> **Supplied information**
===

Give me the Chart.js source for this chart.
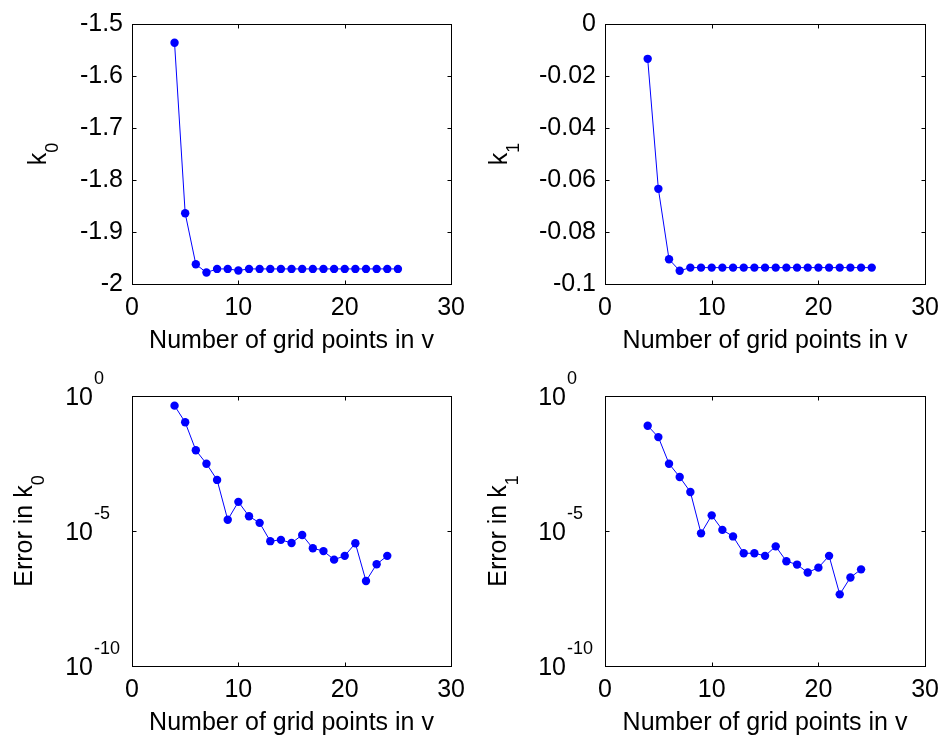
<!DOCTYPE html>
<html>
<head>
<meta charset="utf-8">
<script src="https://cdn.jsdelivr.net/npm/chart.js@4.4.0/dist/chart.umd.min.js"></script>
<style>
  body { margin: 0; background: #fff; }
  #wrap { position: relative; width: 948px; height: 740px; }
  canvas { position: absolute; }
</style>
</head>
<body>
<div id="wrap">
  <canvas id="k0Chart" width="474" height="370" style="left:0;top:0"></canvas>
  <canvas id="k1Chart" width="474" height="370" style="left:474px;top:0"></canvas>
  <canvas id="errK0Chart" width="474" height="370" style="left:0;top:370px"></canvas>
  <canvas id="errK1Chart" width="474" height="370" style="left:474px;top:370px"></canvas>
</div>
<script>
// grid sizes (x values)
var gridTop = [4, 5, 6, 7, 8, 9, 10, 11, 12, 13, 14, 15, 16, 17, 18, 19, 20, 21, 22, 23, 24, 25];
var gridBottom = [4, 5, 6, 7, 8, 9, 10, 11, 12, 13, 14, 15, 16, 17, 18, 19, 20, 21, 22, 23, 24];

// series
var k0Values = [-1.536, -1.864, -1.962, -1.978, -1.971, -1.971, -1.974, -1.971, -1.971, -1.971, -1.971,
                -1.971, -1.971, -1.971, -1.971, -1.971, -1.971, -1.971, -1.971, -1.971, -1.971, -1.971];
var k1Values = [-0.0134, -0.0634, -0.0905, -0.0949, -0.0937, -0.0937, -0.0937, -0.0937, -0.0937, -0.0937, -0.0937,
                -0.0937, -0.0937, -0.0937, -0.0937, -0.0937, -0.0937, -0.0937, -0.0937, -0.0937, -0.0937, -0.0937];
var errK0Values = [0.44, 0.106, 9.8e-3, 3.1e-3, 7.8e-4, 2.6e-5, 1.2e-4, 3.5e-5, 2.0e-5, 4.2e-6, 4.7e-6,
                   3.6e-6, 7.1e-6, 2.3e-6, 1.8e-6, 8.7e-7, 1.2e-6, 3.5e-6, 1.4e-7, 5.9e-7, 1.2e-6];
var errK1Values = [0.079, 0.030, 3.1e-3, 1.0e-3, 2.8e-4, 8.2e-6, 3.8e-5, 1.1e-5, 6.3e-6, 1.5e-6, 1.5e-6,
                   1.2e-6, 2.7e-6, 7.6e-7, 5.7e-7, 2.9e-7, 4.4e-7, 1.2e-6, 4.5e-8, 1.9e-7, 3.8e-7];

// tick labels
var logTicks = [1e-10, 1e-5, 1];
var xTitle = 'Number of grid points in v';

var FONT = '"Liberation Sans", Arial, sans-serif';
var BLUE = '#0000ff';

Chart.defaults.font.family = FONT;
Chart.defaults.font.size = 25;
Chart.defaults.color = '#000';

// box, inward ticks, 10^n labels and subscripted y titles
var matlabAxes = {
    id: 'matlabAxes',
    afterDraw: function (chart, args, opts) {
        var ctx = chart.ctx;
        var a = chart.chartArea;
        var xs = chart.scales.x;
        var ys = chart.scales.y;
        var l = Math.round(a.left) + 0.5, r = Math.round(a.right) + 0.5;
        var t = Math.round(a.top) + 0.5, b = Math.round(a.bottom) + 0.5;

        ctx.save();
        ctx.strokeStyle = '#000';
        ctx.lineWidth = 1;
        ctx.strokeRect(l, t, r - l, b - t);
        ctx.beginPath();
        xs.ticks.forEach(function (tk) {
            var px = Math.round(xs.getPixelForValue(tk.value)) + 0.5;
            ctx.moveTo(px, b); ctx.lineTo(px, b - 4);
            ctx.moveTo(px, t); ctx.lineTo(px, t + 4);
        });
        ys.ticks.forEach(function (tk) {
            var py = Math.round(ys.getPixelForValue(tk.value)) + 0.5;
            ctx.moveTo(l, py); ctx.lineTo(l + 4, py);
            ctx.moveTo(r, py); ctx.lineTo(r - 4, py);
        });
        ctx.stroke();

        ctx.fillStyle = '#000';
        if (opts.logLabels) {
            ys.ticks.forEach(function (tk) {
                var py = ys.getPixelForValue(tk.value);
                var expo = Math.round(Math.log10(tk.value));
                ctx.textBaseline = 'alphabetic';
                ctx.font = '25px ' + FONT;
                ctx.textAlign = 'right';
                ctx.fillText('10', a.left - 39, py + 9);
                ctx.font = '18px ' + FONT;
                ctx.textAlign = 'left';
                ctx.fillText(String(expo), a.left - 38, py - 12);
            });
        }

        if (opts.yTitle) {
            var cy = (a.top + a.bottom) / 2;
            ctx.font = '25px ' + FONT;
            var w1 = ctx.measureText(opts.yTitle.text).width;
            ctx.font = '18px ' + FONT;
            var w2 = ctx.measureText(opts.yTitle.sub).width;
            var start = -(w1 + w2) / 2;
            ctx.translate(opts.yTitle.x, cy);
            ctx.rotate(-Math.PI / 2);
            ctx.textAlign = 'left';
            ctx.textBaseline = 'alphabetic';
            ctx.font = '25px ' + FONT;
            ctx.fillText(opts.yTitle.text, start, 0);
            ctx.font = '18px ' + FONT;
            ctx.fillText(opts.yTitle.sub, start + w1, 12);
        }
        ctx.restore();
    }
};

function plainNumber(v) {
    return String(+Number(v).toFixed(4));
}

function buildChart(id, xs, ys, opts) {
    var points = xs.map(function (x, i) { return {x: x, y: ys[i]}; });
    var yScale;
    if (opts.log) {
        yScale = {
            type: 'logarithmic',
            min: 1e-10,
            max: 1,
            afterBuildTicks: function (scale) {
                scale.ticks = logTicks.map(function (v) { return {value: v}; });
            },
            afterFit: function (scale) { scale.width = opts.left; },
            ticks: {display: false},
            grid: {display: false, drawTicks: false},
            border: {display: false}
        };
    } else {
        yScale = {
            type: 'linear',
            min: opts.yMin,
            max: opts.yMax,
            afterFit: function (scale) { scale.width = opts.left; },
            ticks: {stepSize: opts.yStep, padding: 9, callback: plainNumber},
            grid: {display: false, drawTicks: false},
            border: {display: false}
        };
    }

    return new Chart(document.getElementById(id).getContext('2d'), {
        type: 'line',
        data: {
            datasets: [{
                data: points,
                borderColor: BLUE,
                borderWidth: 1,
                backgroundColor: BLUE,
                pointBackgroundColor: BLUE,
                pointBorderWidth: 0,
                pointRadius: 4.2,
                tension: 0,
                fill: false
            }]
        },
        options: {
            responsive: false,
            animation: false,
            layout: {padding: {top: opts.top, right: opts.right, bottom: opts.bottom, left: 0}},
            scales: {
                x: {
                    type: 'linear',
                    min: 0,
                    max: 30,
                    afterFit: function (scale) { scale.height = 74; },
                    ticks: {stepSize: 10, padding: 9, maxRotation: 0, callback: plainNumber},
                    grid: {display: false, drawTicks: false},
                    border: {display: false},
                    title: {display: true, text: xTitle, padding: {top: 0, bottom: 2}}
                },
                y: yScale
            },
            plugins: {
                legend: {display: false},
                tooltip: {enabled: false},
                matlabAxes: {logLabels: !!opts.log, yTitle: opts.yTitle}
            }
        },
        plugins: [matlabAxes]
    });
}

buildChart('k0Chart', gridTop, k0Values, {
    yMin: -2, yMax: -1.5, yStep: 0.1, left: 132, top: 16, right: 16, bottom: 12,
    yTitle: {text: 'k', sub: '0', x: 46}
});
buildChart('k1Chart', gridTop, k1Values, {
    yMin: -0.1, yMax: 0, yStep: 0.02, left: 131, top: 16, right: 18, bottom: 12,
    yTitle: {text: 'k', sub: '1', x: 33}
});
buildChart('errK0Chart', gridBottom, errK0Values, {
    log: true, left: 132, top: 26, right: 16, bottom: 0,
    yTitle: {text: 'Error in k', sub: '0', x: 32}
});
buildChart('errK1Chart', gridBottom, errK1Values, {
    log: true, left: 131, top: 26, right: 18, bottom: 0,
    yTitle: {text: 'Error in k', sub: '1', x: 32}
});
</script>
</body>
</html>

===

> **Written task**
Copy nothing but the lines from the top of the material through the line holding "Chart.defaults.color = '#000';", exactly as written; omit pictures.

> **Solution**
Give me the Chart.js source for this chart.
<!DOCTYPE html>
<html>
<head>
<meta charset="utf-8">
<script src="https://cdn.jsdelivr.net/npm/chart.js@4.4.0/dist/chart.umd.min.js"></script>
<style>
  body { margin: 0; background: #fff; }
  #wrap { position: relative; width: 948px; height: 740px; }
  canvas { position: absolute; }
</style>
</head>
<body>
<div id="wrap">
  <canvas id="k0Chart" width="474" height="370" style="left:0;top:0"></canvas>
  <canvas id="k1Chart" width="474" height="370" style="left:474px;top:0"></canvas>
  <canvas id="errK0Chart" width="474" height="370" style="left:0;top:370px"></canvas>
  <canvas id="errK1Chart" width="474" height="370" style="left:474px;top:370px"></canvas>
</div>
<script>
// grid sizes (x values)
var gridTop = [4, 5, 6, 7, 8, 9, 10, 11, 12, 13, 14, 15, 16, 17, 18, 19, 20, 21, 22, 23, 24, 25];
var gridBottom = [4, 5, 6, 7, 8, 9, 10, 11, 12, 13, 14, 15, 16, 17, 18, 19, 20, 21, 22, 23, 24];

// series
var k0Values = [-1.536, -1.864, -1.962, -1.978, -1.971, -1.971, -1.974, -1.971, -1.971, -1.971, -1.971,
                -1.971, -1.971, -1.971, -1.971, -1.971, -1.971, -1.971, -1.971, -1.971, -1.971, -1.971];
var k1Values = [-0.0134, -0.0634, -0.0905, -0.0949, -0.0937, -0.0937, -0.0937, -0.0937, -0.0937, -0.0937, -0.0937,
                -0.0937, -0.0937, -0.0937, -0.0937, -0.0937, -0.0937, -0.0937, -0.0937, -0.0937, -0.0937, -0.0937];
var errK0Values = [0.44, 0.106, 9.8e-3, 3.1e-3, 7.8e-4, 2.6e-5, 1.2e-4, 3.5e-5, 2.0e-5, 4.2e-6, 4.7e-6,
                   3.6e-6, 7.1e-6, 2.3e-6, 1.8e-6, 8.7e-7, 1.2e-6, 3.5e-6, 1.4e-7, 5.9e-7, 1.2e-6];
var errK1Values = [0.079, 0.030, 3.1e-3, 1.0e-3, 2.8e-4, 8.2e-6, 3.8e-5, 1.1e-5, 6.3e-6, 1.5e-6, 1.5e-6,
                   1.2e-6, 2.7e-6, 7.6e-7, 5.7e-7, 2.9e-7, 4.4e-7, 1.2e-6, 4.5e-8, 1.9e-7, 3.8e-7];

// tick labels
var logTicks = [1e-10, 1e-5, 1];
var xTitle = 'Number of grid points in v';

var FONT = '"Liberation Sans", Arial, sans-serif';
var BLUE = '#0000ff';

Chart.defaults.font.family = FONT;
Chart.defaults.font.size = 25;
Chart.defaults.color = '#000';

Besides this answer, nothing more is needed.